The international standard for phytosanitary measure that sets the requirements for surveillance (FAO 2018) encourages NPPOs to report the minimum pest prevalence that a survey is aiming to detect (i.e. design prevalence) and the probability with which it is expected to succeed in this aim (i.e. sensitivity). However, the standard comments neither on the appropriate levels of those parameters nor on how they should be defined. Additionally, EU legislation leaves the definition of the design prevalence to the member states, although it requires that sound scientific principles are used and timely detection of the pests is ensured with a high degree of confidence. EFSA is currently preparing survey guidelines for several quarantine pests (EFSA 2018), which will hopefully aid NPPOs in defining design prevalences.
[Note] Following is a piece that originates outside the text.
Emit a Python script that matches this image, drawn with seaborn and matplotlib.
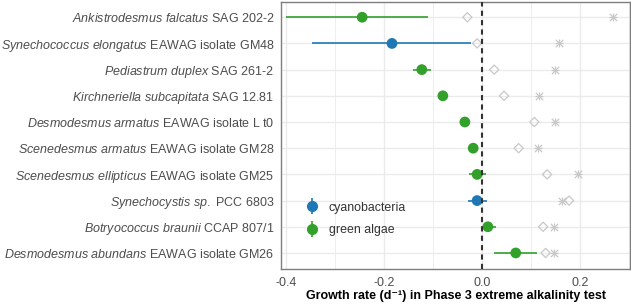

We defined the local-level design prevalences of PWN, based on the prevalence of a closely-related species, Bursaphelenchus mucronatus, in the samples collected in the PWN survey. Thus, all the biases in the sampling process of B. mucronatus and PWN were the same, which was perfect for our purpose. However, the reported prevalence of B. mucronatus cannot be expected to correspond to the prevalence of B. mucronatus in standing trees, because the sampling was targeted at material that had signs of Monochamus activity.

We defined the regional- and national-level design prevalences for the early detection surveys based on article 7 of the EU emergency measures for PWN (EU 2012), which allows member states to refrain from attempting eradication if the diameter of the infested area is more than 20 km. However, it is not clear if such a large infestation could be eradicated with the resources available for delimiting the infested area and conducting the eradication measures.

The prior probability of freedom at the first time-step (i.e. the initial prior probability) should be in line with the probability of invasion, unless reason exists to assume that the probability of invasion was different before the survey was initiated. In other words, if the probability of invasion is assumed to be high, assuming the initial prior probability of freedom is low is not logical and vice versa.

This appeared to be worth considering even when using a seemingly uninformative initial prior probability of freedom equal to 0.5. In the early detection survey, in which the sensitivity of annual surveys was low, the initial prior probability of freedom had an impact on the probability of freedom even after 19 years of surveys, unless the probability of invasion was very high.

This shows that, if the sensitivity of the survey is low, the initial prior probability of freedom can have an impact on the probability of freedom for several years. Thus, in such cases, the results from the first years of surveys should be interpreted with caution if the initial prior probability is uncertain. This is especially relevant if the trend in the probability of freedom is decreasing because, in such cases, the results for the first years are likely to be too optimistic.

Some complications encountered in the current assessment emphasise the importance of proper survey planning and indicate some of the issues that one should be aware of when planning surveys. First, risk areas should be defined so that they cover a sensible proportion of the total area at risk. Otherwise, the value of classifying areas according to risk is compromised. In the Finnish PWN survey guidelines, the definition of risk areas was such that they covered most of the area with PWN host plants and, therefore, the risk-based survey design could not be used in the assessment. The probability of freedom from PWN achieved with the surveys would probably be higher if a risk-based design were used.

Second, local design prevalence should be defined and the density of objects suitable for sampling should be estimated before the area covered by one inspection (inspection site) is defined. This is because the size of the inspection site should be such that, at the local level design prevalence, the number of infected objects per inspection site is at least one. In the Finnish PWN survey guidelines, the area covered by one inspection was so small that, at the local level design prevalence, the number of infested wood objects was less than one and, therefore, we had to redefine the size of the inspections site for this assessment.